Peter Chaban was up early doing dishes one morning in 2012 when he noticed there was water flowing over his hand — but he couldn’t feel it. Next thing he knew, he lost all sensation and strength on his left side and dropped to the floor. Within seconds he was lying there completely immobilized.
By the time the ambulance arrived at his vacation property near Collingwood, Ont., Chaban had recovered. But doctors at the local hospital diagnosed him with a probable transient ischemic attack, or TIA, a type of temporary stroke that leaves no permanent damage.
Once he returned home to Toronto, Chaban was sent for an MRI, and the brain scan confirmed that diagnosis. But of more concern was the discovery of “quite a few” lesions in his brain, the result of “silent strokes” that show up as small holes on imaging.
When the strokes had occurred and over what time period was a mystery to Chaban, who had experienced no symptoms.
That’s why, in fact, they’re known as silent — patients have no idea they’ve had a miniature clot or microbleed in the brain that has destroyed a tiny chunk of neurons, but resulted in no loss of function as would typically occur with a full-blown stroke.

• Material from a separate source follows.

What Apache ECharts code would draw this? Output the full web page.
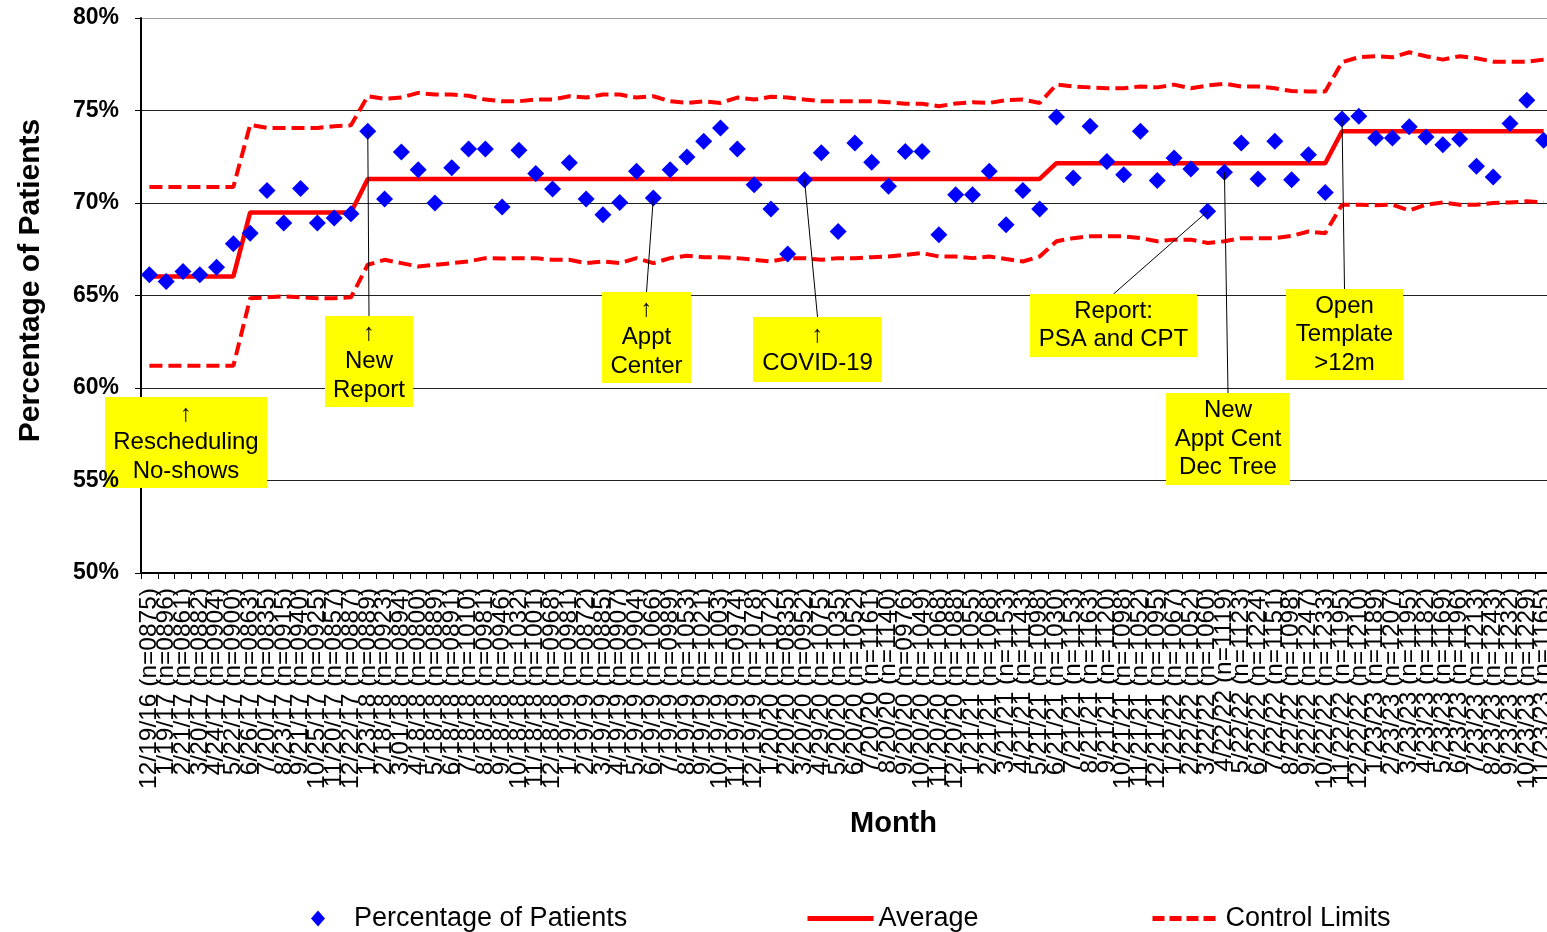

“I was never aware of any deficits,” said Chaban, 64, who retired from his research job at the Hospital for Sick Children three years ago. “When I was employed, I was quite cognitively active.
“I was physically very active. I ski, play golf, I played squash until a few years ago. And my health is very good, so the silent strokes hadn’t expressed themselves, at least to my awareness.”
A quarter of people 80 and over affected
Silent strokes are common as people age. About seven per cent of people in their 50s have silent strokes. That figure rises to about 15 per cent for those in their 70s. And among people aged 80-plus, about one-quarter have unknowingly been affected.
Researchers estimate that for every symptomatic stroke, there are up to 10 silent strokes.
Gustavo Saposnik, a neurologist at St. Michael’s Hospital in Toronto, said the discovery that a patient has had one or more silent strokes is serendipitous — their doctor may have ordered a CT or MRI for an unrelated reason and the scan turned up the lesions.
Their occurrence doubles or triples a person’s odds of having a symptomatic stroke and the potential disabilities that can result — from full or partial paralysis on one side of the body and diminished sensation to impaired speech and cognitive deficits.
The American Heart Association and American Stroke Association recently published the first set of guidelines to help doctors manage patients with the telltale signs of a silent stroke found on a brain scan, with a primary focus on preventing a future symptomatic stroke.
“One of the considerations is that if blood pressure is not under control … these may well happen,” Saposnik said of silent strokes, adding that high cholesterol, diabetes and smoking are other risk factors.
Neurologist Eric Smith, who chaired the group of international experts who wrote the AHA-ASA guidelines, said taking steps to prevent silent strokes also may pay off in reducing the risk for dementia.
“Because when you start to collect these silent strokes, they start out silent. But if you get too many of them they can also cause problems with memory and thinking,” said Smith, medical director of the cognitive neurosciences clinic at the University of Calgary.
“So it’s not uncommon to do a scan on somebody who complains of memory problems and see they’ve had some silent strokes.”
For Chaban, learning that he had signs of silent strokes was “quite sobering,” and he decided he needed to take better care of his health.
“I guess the positive side of this is I’m much more conscientious about keeping my blood pressure down, of eating properly,” he said, noting that he now takes a drug to keep his cholesterol levels in check.